Марфа и Александр Павлович удивились выбору Клары, потому что им представлялось, что она ухватится за какого-нибудь ушлого богатыря, видного рубаху-парня – чтобы можно было им хвастаться, под узду водить, как коня-чемпиона, и ловить восхищенные, завистливые взгляды. Но Клара влюбилась в Виталика, причем влюбилась по-настоящему, как заболела. Она жила от свидания до свидания, говорила только про Виталика, прожужжала всем уши. За завтраком пересказывала сны – снился ей якобы исключительно Виталик. Скорее всего, эти сны она придумывала, чтобы иметь повод еще и еще раз повести речь о своем избраннике.
– Он-то тебя любит? – спрашивала Марфа.
– Естественно! – удивлялась вопросу Клара.

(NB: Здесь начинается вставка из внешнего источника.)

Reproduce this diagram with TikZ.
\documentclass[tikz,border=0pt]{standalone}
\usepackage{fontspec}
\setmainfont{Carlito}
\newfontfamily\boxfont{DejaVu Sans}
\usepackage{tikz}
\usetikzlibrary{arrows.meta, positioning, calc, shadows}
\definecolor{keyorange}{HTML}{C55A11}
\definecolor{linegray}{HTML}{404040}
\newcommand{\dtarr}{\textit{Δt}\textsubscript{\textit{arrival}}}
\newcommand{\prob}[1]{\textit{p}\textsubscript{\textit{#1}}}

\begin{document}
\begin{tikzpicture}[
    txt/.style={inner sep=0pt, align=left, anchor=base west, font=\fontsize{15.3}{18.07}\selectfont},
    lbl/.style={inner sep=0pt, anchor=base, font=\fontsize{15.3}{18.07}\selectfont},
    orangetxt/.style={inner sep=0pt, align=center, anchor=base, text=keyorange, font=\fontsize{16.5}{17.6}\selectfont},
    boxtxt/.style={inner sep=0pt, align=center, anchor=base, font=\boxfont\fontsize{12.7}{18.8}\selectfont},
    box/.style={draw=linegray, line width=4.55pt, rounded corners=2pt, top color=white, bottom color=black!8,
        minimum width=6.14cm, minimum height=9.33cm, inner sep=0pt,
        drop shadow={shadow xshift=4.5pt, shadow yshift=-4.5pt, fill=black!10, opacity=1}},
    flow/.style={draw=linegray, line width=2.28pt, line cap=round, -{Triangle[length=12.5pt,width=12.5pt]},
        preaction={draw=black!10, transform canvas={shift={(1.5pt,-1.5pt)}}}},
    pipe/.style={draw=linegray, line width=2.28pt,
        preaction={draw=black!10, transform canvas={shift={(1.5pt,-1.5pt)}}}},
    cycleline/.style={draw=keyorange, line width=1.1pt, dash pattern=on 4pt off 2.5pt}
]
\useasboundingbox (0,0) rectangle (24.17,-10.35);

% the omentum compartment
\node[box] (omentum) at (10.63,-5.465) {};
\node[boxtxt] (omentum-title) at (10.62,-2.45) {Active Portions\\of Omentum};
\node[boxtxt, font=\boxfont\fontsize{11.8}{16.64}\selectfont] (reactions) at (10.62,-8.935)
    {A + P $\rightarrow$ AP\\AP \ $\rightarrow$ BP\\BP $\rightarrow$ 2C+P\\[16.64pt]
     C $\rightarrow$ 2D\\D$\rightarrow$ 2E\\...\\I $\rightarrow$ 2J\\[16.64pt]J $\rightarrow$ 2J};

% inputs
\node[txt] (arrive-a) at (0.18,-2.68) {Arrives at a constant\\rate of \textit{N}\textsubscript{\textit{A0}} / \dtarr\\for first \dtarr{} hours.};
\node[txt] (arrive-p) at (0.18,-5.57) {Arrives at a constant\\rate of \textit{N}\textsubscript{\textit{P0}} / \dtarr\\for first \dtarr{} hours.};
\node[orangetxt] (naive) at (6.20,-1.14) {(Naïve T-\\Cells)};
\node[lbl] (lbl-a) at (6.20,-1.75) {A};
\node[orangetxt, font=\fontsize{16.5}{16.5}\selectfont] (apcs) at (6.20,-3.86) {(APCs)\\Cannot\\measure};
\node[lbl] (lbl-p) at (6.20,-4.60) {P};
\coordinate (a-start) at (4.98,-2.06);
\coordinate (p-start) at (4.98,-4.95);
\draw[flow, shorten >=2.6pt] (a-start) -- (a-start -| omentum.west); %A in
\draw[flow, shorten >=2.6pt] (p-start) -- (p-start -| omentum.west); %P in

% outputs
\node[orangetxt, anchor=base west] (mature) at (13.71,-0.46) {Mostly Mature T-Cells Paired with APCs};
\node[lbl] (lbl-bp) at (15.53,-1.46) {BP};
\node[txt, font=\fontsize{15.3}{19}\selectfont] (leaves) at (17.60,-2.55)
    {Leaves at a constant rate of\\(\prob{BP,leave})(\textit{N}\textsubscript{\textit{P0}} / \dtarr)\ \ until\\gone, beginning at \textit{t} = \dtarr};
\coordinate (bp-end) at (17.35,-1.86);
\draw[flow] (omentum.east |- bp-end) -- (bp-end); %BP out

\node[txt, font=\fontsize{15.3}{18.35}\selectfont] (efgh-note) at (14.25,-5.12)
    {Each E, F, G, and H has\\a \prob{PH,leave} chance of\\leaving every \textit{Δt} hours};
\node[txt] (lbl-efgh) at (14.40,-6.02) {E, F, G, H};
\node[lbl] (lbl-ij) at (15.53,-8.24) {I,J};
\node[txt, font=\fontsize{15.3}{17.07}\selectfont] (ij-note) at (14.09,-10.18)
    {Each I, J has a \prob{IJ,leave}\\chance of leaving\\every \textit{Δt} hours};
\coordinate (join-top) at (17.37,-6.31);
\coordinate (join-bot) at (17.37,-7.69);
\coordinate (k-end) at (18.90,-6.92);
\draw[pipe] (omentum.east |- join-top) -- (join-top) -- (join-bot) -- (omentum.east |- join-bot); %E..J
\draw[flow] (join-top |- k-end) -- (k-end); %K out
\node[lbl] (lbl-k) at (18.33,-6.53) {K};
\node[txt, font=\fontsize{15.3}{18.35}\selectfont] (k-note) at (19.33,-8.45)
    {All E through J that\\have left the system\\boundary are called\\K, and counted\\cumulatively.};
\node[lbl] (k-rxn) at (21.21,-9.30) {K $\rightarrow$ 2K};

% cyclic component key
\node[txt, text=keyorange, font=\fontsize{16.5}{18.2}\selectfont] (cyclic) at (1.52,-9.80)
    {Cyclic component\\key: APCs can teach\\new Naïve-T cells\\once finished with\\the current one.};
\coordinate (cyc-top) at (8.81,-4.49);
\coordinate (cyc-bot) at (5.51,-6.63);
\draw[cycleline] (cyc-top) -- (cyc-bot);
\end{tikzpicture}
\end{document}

Марфе так не казалось. Виталик смотрел на Клару не с обожанием, а с деликатным смущением, он явно не устоял, не выдержал напора Клары, которая и в обычном состоянии была таран, а влюбленная – просто смерч.
Но меркантильные планы Клары никуда не делись. Она собиралась в будущем стать ни много ни мало – генеральшей.
Загибала пальцы:
– После училища лейтенант – два года, старший лейтенант – три года, военная академия, капитан – четыре года, майор – четыре года, подполковник, полковник – всего пять лет, далее – генерал… Мне сейчас восемнадцать, в сорок один я стану генеральшей. Как долго еще ждать!

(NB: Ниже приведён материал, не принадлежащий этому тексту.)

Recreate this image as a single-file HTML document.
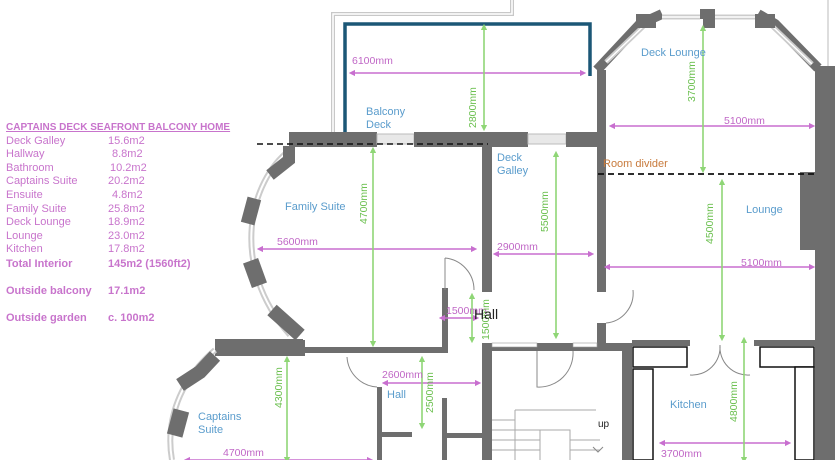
<!DOCTYPE html>
<html><head><meta charset="utf-8"><style>
body{margin:0;background:#fff;width:840px;height:460px;overflow:hidden}
svg{display:block}
.t{font-family:"Liberation Sans",sans-serif;font-size:11px;fill:#c874cc}
.b{font-weight:bold}
.r{font-family:"Liberation Sans",sans-serif;font-size:11px;fill:#5a9ccc}
.d{font-family:"Liberation Sans",sans-serif;font-size:10.5px;fill:#c067c6}
.g{font-family:"Liberation Sans",sans-serif;font-size:10.5px;fill:#6cc050}
.w{fill:#6e6e6e}
.pk{stroke:#c86fcf;stroke-width:1.6;marker-start:url(#ap);marker-end:url(#ap)}
.gr{stroke:#8fd676;stroke-width:1.6;marker-start:url(#ag);marker-end:url(#ag)}
</style></head><body>
<svg width="840" height="460" viewBox="0 0 840 460" xmlns="http://www.w3.org/2000/svg">
<defs>
<marker id="ap" viewBox="0 0 10 10" refX="5" refY="5" markerWidth="4" markerHeight="4" orient="auto-start-reverse"><path d="M0 0 L10 5 L0 10z" fill="#c86fcf"/></marker>
<marker id="ag" viewBox="0 0 10 10" refX="5" refY="5" markerWidth="4" markerHeight="4" orient="auto-start-reverse"><path d="M0 0 L10 5 L0 10z" fill="#8fd676"/></marker>
</defs>
<!-- left text -->
<text class="t b" x="6" y="130" font-size="10" style="font-size:10px" text-decoration="underline">CAPTAINS DECK SEAFRONT BALCONY HOME</text>
<g class="t">
<text x="6" y="144">Deck Galley</text><text x="108" y="144">15.6m2</text>
<text x="6" y="157">Hallway</text><text x="112" y="157">8.8m2</text>
<text x="6" y="171">Bathroom</text><text x="110" y="171">10.2m2</text>
<text x="6" y="184">Captains Suite</text><text x="108" y="184">20.2m2</text>
<text x="6" y="198">Ensuite</text><text x="112" y="198">4.8m2</text>
<text x="6" y="212">Family Suite</text><text x="108" y="212">25.8m2</text>
<text x="6" y="225">Deck Lounge</text><text x="108" y="225">18.9m2</text>
<text x="6" y="239">Lounge</text><text x="108" y="239">23.0m2</text>
<text x="6" y="252">Kitchen</text><text x="108" y="252">17.8m2</text>
<text class="b" x="6" y="267">Total Interior</text><text class="b" x="108" y="267">145m2 (1560ft2)</text>
<text class="b" x="6" y="294">Outside balcony</text><text class="b" x="108" y="294">17.1m2</text>
<text class="b" x="6" y="321">Outside garden</text><text class="b" x="108" y="321">c. 100m2</text>
</g>
<!-- outer garden lines -->
<path d="M333 134 V14 H512 V0" fill="none" stroke="#c8c8c8" stroke-width="4"/>
<path d="M333 134 V14 H512 V0" fill="none" stroke="#fff" stroke-width="1.5"/>
<path d="M828 0 V68" stroke="#bbb" stroke-width="1"/>
<!-- balcony -->
<path d="M345 134 V24 H590 V76" fill="none" stroke="#1b5776" stroke-width="3.5"/>
<!-- top wall band -->
<rect class="w" x="289" y="132" width="88" height="15"/>
<rect x="377" y="134" width="37" height="10" fill="#e8e8e8" stroke="#bbb"/>
<rect class="w" x="414" y="132" width="114" height="15"/>
<rect x="528" y="134" width="38" height="10" fill="#e8e8e8" stroke="#bbb"/>
<rect class="w" x="566" y="132" width="40" height="15"/>
<!-- galley walls -->
<rect class="w" x="482" y="146" width="10" height="146"/>
<rect class="w" x="482" y="343" width="10" height="117"/>
<rect class="w" x="597" y="70" width="9" height="222"/>
<rect class="w" x="597" y="323" width="9" height="27"/>
<rect class="w" x="492" y="343" width="140" height="8"/>
<rect x="492" y="343" width="45" height="4" fill="#fff" stroke="#999" stroke-width=".6"/>
<rect x="573" y="343" width="24" height="4" fill="#fff" stroke="#999" stroke-width=".6"/>
<!-- deck lounge bay -->
<path d="M597 70 L640 24 L662 14 M700 14 H715 M758 14 L775 24 L818 68" fill="none" stroke="#6e6e6e" stroke-width="10"/>
<path d="M606 62 L650 20 M662 17 H700 M715 17 H758 M770 24 L812 64" stroke="#ccc" stroke-width="5"/>
<path d="M606 62 L650 20 M662 17 H700 M715 17 H758 M770 24 L812 64" stroke="#fff" stroke-width="1.5"/>
<rect class="w" x="636" y="14" width="20" height="14"/>
<rect class="w" x="703" y="13" width="12" height="15"/>
<rect class="w" x="755" y="14" width="20" height="14"/>
<rect class="w" x="815" y="66" width="20" height="394"/>
<rect class="w" x="800" y="172" width="16" height="78"/>
<!-- family suite bay -->
<path d="M290 150 C250 180 228 265 290 335" fill="none" stroke="#ccc" stroke-width="6"/>
<path d="M290 150 C250 180 228 265 290 335" fill="none" stroke="#fff" stroke-width="2"/>
<path d="M289 146 V160 L270 175" fill="none" stroke="#6e6e6e" stroke-width="12"/>
<rect class="w" x="244" y="198" width="14" height="26" transform="rotate(15 251 211)"/>
<rect class="w" x="247" y="260" width="16" height="26" transform="rotate(-20 255 273)"/>
<path d="M272 310 L300 335" stroke="#6e6e6e" stroke-width="14"/>
<path d="M215 342 H300 V350 H445 V288" fill="none" stroke="#6e6e6e" stroke-width="6"/>
<rect class="w" x="215" y="340" width="90" height="16"/>
<!-- captains suite bay -->
<path d="M215 350 C180 380 165 420 172 460" fill="none" stroke="#ccc" stroke-width="6"/>
<path d="M215 350 C180 380 165 420 172 460" fill="none" stroke="#fff" stroke-width="2"/>
<path d="M215 356 L200 372 L180 385" stroke="#6e6e6e" stroke-width="14"/>
<rect class="w" x="170" y="410" width="16" height="26" transform="rotate(15 178 423)"/>
<!-- hall walls -->
<rect class="w" x="377" y="387" width="5" height="73"/>
<rect class="w" x="382" y="432" width="30" height="5"/>
<rect class="w" x="442" y="398" width="5" height="62"/>
<rect class="w" x="447" y="433" width="35" height="5"/>
<!-- doors -->
<path d="M445 258 A32 32 0 0 1 474 290 M445 258 V290" fill="none" stroke="#888" stroke-width="1"/>
<path d="M347 357 A32 32 0 0 0 377 387" fill="none" stroke="#888" stroke-width="1"/>
<path d="M537 351 V387 A34 34 0 0 0 573 351" fill="none" stroke="#888" stroke-width="1"/>
<path d="M606 323 A30 30 0 0 0 633 290" fill="none" stroke="#888" stroke-width="1"/>
<path d="M690 375 A28 28 0 0 0 720 345 A28 28 0 0 0 750 375" fill="none" stroke="#888" stroke-width="1"/>
<!-- kitchen -->
<rect class="w" x="622" y="343" width="10" height="117"/>
<rect class="w" x="632" y="340" width="58" height="6"/>
<rect class="w" x="754" y="340" width="62" height="6"/>
<rect x="633" y="347" width="54" height="20" fill="#fff" stroke="#111" stroke-width="1.5"/>
<rect x="633" y="369" width="20" height="91" fill="#fff" stroke="#111" stroke-width="1.5"/>
<rect x="760" y="347" width="54" height="20" fill="#fff" stroke="#111" stroke-width="1.5"/>
<rect x="795" y="367" width="19" height="93" fill="#fff" stroke="#111" stroke-width="1.5"/>
<!-- stairs -->
<path d="M515 410 H596 M540 430 H570 V460 M540 430 V460 M492 420 H515 M492 430 H540 M492 440 H540 M492 450 H540 M570 440 H600 M570 450 H600 M515 410 V460" fill="none" stroke="#aaa" stroke-width="1"/>
<text x="598" y="427" font-family="Liberation Sans,sans-serif" font-size="10" fill="#222">up</text>
<path d="M593 447 L598 452 L603 447" fill="none" stroke="#888"/>
<!-- dashed lines -->
<path d="M257 144 H488" stroke="#111" stroke-width="1.5" stroke-dasharray="6 4"/>
<path d="M598 174 H818" stroke="#111" stroke-width="1.8" stroke-dasharray="6 4"/>
<!-- pink dims -->
<g class="pk">
<path d="M352 73 H583"/><path d="M612 126 H812"/><path d="M260 249 H474"/><path d="M496 254 H591"/>
<path d="M607 267 H812"/><path d="M442 318 H476"/><path d="M385 383 H478"/><path d="M662 443 H788"/><path d="M187 460 H370"/>
</g>
<g class="gr">
<path d="M484 27 V128"/><path d="M703 28 V170"/><path d="M373 150 V344"/><path d="M556 154 V336"/>
<path d="M722 182 V338"/><path d="M472 296 V340"/><path d="M422 359 V426"/><path d="M287 359 V460"/><path d="M744 340 V460"/>
</g>
<!-- labels -->
<g class="d">
<text x="352" y="64">6100mm</text><text x="724" y="124">5100mm</text><text x="277" y="245">5600mm</text>
<text x="497" y="250">2900mm</text><text x="741" y="266">5100mm</text><text x="446" y="314">1500mm</text>
<text x="382" y="378">2600mm</text><text x="661" y="457">3700mm</text><text x="223" y="456">4700mm</text>
</g>
<g class="g">
<text transform="translate(476 128) rotate(-90)">2800mm</text>
<text transform="translate(695 102) rotate(-90)">3700mm</text>
<text transform="translate(367 224) rotate(-90)">4700mm</text>
<text transform="translate(548 232) rotate(-90)">5500mm</text>
<text transform="translate(713 244) rotate(-90)">4500mm</text>
<text transform="translate(489 340) rotate(-90)">1500mm</text>
<text transform="translate(282 408) rotate(-90)">4300mm</text>
<text transform="translate(433 413) rotate(-90)">2500mm</text>
<text transform="translate(737 422) rotate(-90)">4800mm</text>
</g>
<g class="r">
<text x="366" y="115">Balcony</text><text x="366" y="128">Deck</text>
<text x="497" y="161">Deck</text><text x="497" y="174">Galley</text>
<text x="641" y="56">Deck Lounge</text><text x="746" y="213">Lounge</text>
<text x="285" y="210">Family Suite</text><text x="387" y="398">Hall</text>
<text x="198" y="420">Captains</text><text x="198" y="433">Suite</text>
<text x="670" y="408">Kitchen</text>
</g>
<text x="603" y="167" font-family="Liberation Sans,sans-serif" font-size="11" fill="#c87a3c">Room divider</text>
<text x="474" y="319" font-family="Liberation Sans,sans-serif" font-size="14" fill="#222">Hall</text>
</svg>
</body></html>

Нетерпение Клары поскорее заключить брак с Виталиком даже смело ее мечту о пышной свадьбе, расписались они тихо и буднично. На летние каникулы Клара повезла мужа в Курск.
– Понравился тебе Виталик? – спрашивала Марфа по телефону Нюраню.
– Да, милый парень. Признаться, я удивлена, но и рада тому, что дочь отхватила интеллигентного мальчика. Если бы она вышла за такого же прощелыгу, как она сама, то от этой семейки пришлось бы держаться подальше. А сейчас есть вероятность, что Виталик, имея отвращение ко всякого рода прохиндейству, сумеет удержать будущую генеральшу в рамках приличия.
«Удержать ее не сумеет и черт», – подумала Марфа, но вслух сказала:
– Дай-то Господи!
В 1955 году Клара родила дочь Татьяну. Роды были очень тяжелыми, и виновата в этом была, конечно, мать Клары. Она десять раз предлагала дочери: приезжай рожать в Курск, я не могу вырваться в Ленинград, очень много работы, но даже если приеду, никто меня не допустит командовать в чужом роддоме. Для кого-то и нет разницы, что записано в свидетельстве о рождении ребенка, Курск или Ленинград. Для Клары – очень большая разница.